Figure 9. Left: invisible tumour in US; Right: visible tumour in MRI |
Figure 10. Left: benign regenerative nodule; Right: malignant HCC |
Our proposed 2D US-to-CT/MRI registration solution
The idea of our proposed method is to divide the direct 2D US-to-CT or MRI registration into two components, which are 3D US-to-CT or MRI registration and 2D US-to-3D US registration (see Figure 11). This decomposition strategy could significantly reduce the computational burden for registration algorithms. In addition, the introduction of 3D US images does not increase the clinical workload complexity. The 3D US image acquisition only requires 7s-12s for a single image, and this image can also improve intra-procedure tumour coverage, as demonstrated previously. For this project, we developed a series of registration methods, including rigid 3D US-to-CT/MRI registration, deformable 3D US-to-CT/MRI registration and rigid 2D-to-3D US registration (see Figure 12).
Clinical results
Here are some results on humans.
🎬 3DLIVUS registration: 3D US-to-CT/MRI.
🎬 3DLIVUS registration: 2D US-to-CT/MRI.
Project 4: Therapy Needle Tracking (Ongoing…)

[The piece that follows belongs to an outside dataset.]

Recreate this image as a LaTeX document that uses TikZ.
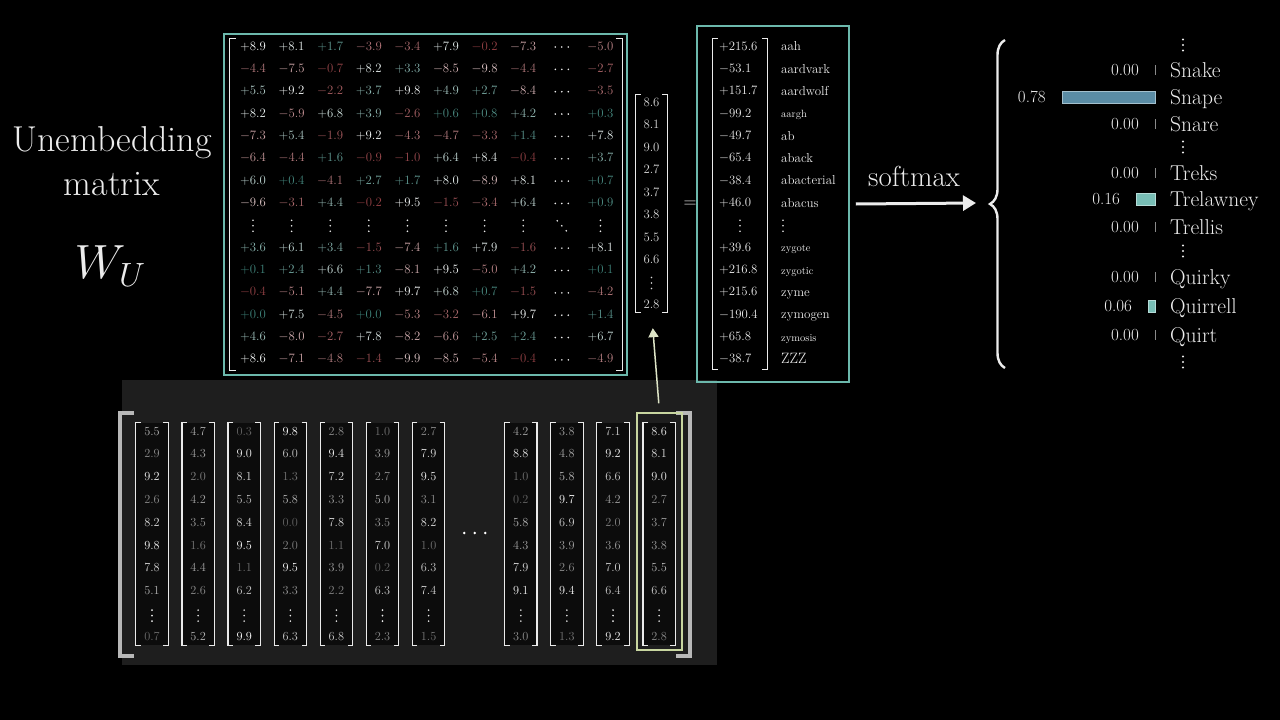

Why improve needle tracking?
Needle’s active tip determines the location of the generated ablation zone, directly impacting the tumour coverage and treatment effectiveness. However, accurate needle identification remains a challenge due to several factors: (1) Due to the in-plane insertion requirement, the needle often veers away from the imaging plane. (2) And the needle often shows poor image quality, especially when inserted at a steep angle or at greater depths. (3) In addition, needle mimics such as the boundary of the gallbladder can resemble the needle, further complicating identification and increasing the risk of misinterpretation. These challenges highlight the need for improved needle tracking methods to enhance accuracy, confidence, and treatment success in ultrasound-guided ablation, as shown in the video below.
🎬 3DLIVUS tracking: Needle tracking.
What are we doing?
This project is still ongoing. The patient dataset has already been collected and annotated. The update is coming soon!